Bei manchen Impfstoffen kommt es auch auf die genaue Proteinfaltung der Epitope an. Erstaunlicherweise können transgene Pflanzen Partikel produzieren, die die Struktur der authenti-
schen Proteine nachahmen. So enthält das in Pflanzen produzierte Hepatitis-B-Oberflächenantigen die B- und T-Zell-Epitope in derselben Struktur wie kommerzielle Impfstoffe.

Klinische Prüfung mit rohen Kartoffeln


Die amerikanische Gesundheitsbehörde FDA hat auf der Grundlage von Tierversuchen die klinische Prüfung von rohen Kartoffeln mit LT-B zugelassen. Freiwillige Probanden, die die rohen Kartoffeln aßen, entwickelten LT-B-spezifische IgG und IgA in einer Größenordnung, wie es sonst erst 106 virulente enterotoxische E.-coli-Bakterien unter Auslösung eines schweren Durchfalls bewirkt hätten. Die Autoren dieser Studie kommen zu dem Schluß, daß eßbare Impfstoffe sich durchaus für die Anwendung am Menschen eignen.

Passive Immunisierung gegen Karies


In einer anderen klinischen Studie bekamen freiwillige Probanden in einer Art passiver Immunisierung sekretorische Antikörper, die in Pflanzenzellen produziert worden waren.
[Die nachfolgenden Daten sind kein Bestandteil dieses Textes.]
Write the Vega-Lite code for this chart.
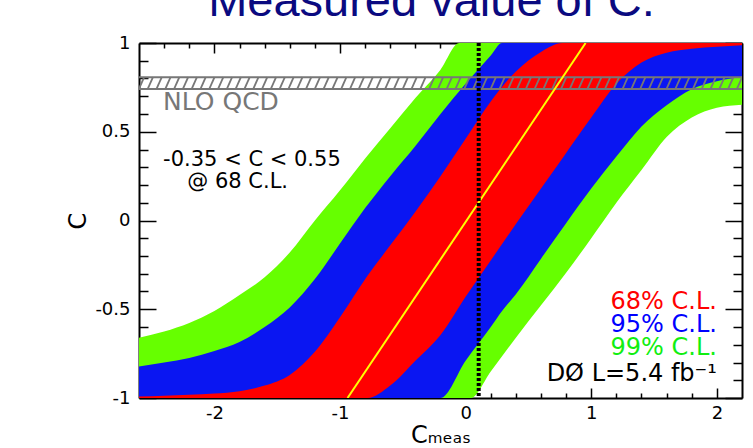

Die Antikörper verhinderten den Befall von Zähnen und Zahnfleisch mit dem Kariesbakterium Streptomyces mutans.

Verzehrbare Impfstoffe - eine vielversprechende neue Strategie?


Auch wenn die verzehrbaren Impfstoffe eine vielversprechende neue Strategie im weltweiten Kampf gegen Infektionskrankheiten sind, bleiben noch Fragen offen:

  • Gegen Fremdproteine in der Nahrung kommt es kaum zu starken Abwehrreaktionen (sog. orale Toleranz). Entwickelt der Mensch auch gegen die oral aufgenommenen Impfproteine eine solche Toleranz?
  • Welche Pflanze eignet sich am besten zur "Impfmahlzeit"? Die Banane erscheint besonders attraktiv, weil sie auch von Kleinkindern ungekocht verzehrt werden kann.


Literatur
Arntzen, C. J.: Pharmaceutical foodstuffs - oral immunization with transgenic plants. Nature Medicine Vaccine Supplement 4, 502- 503 (1998).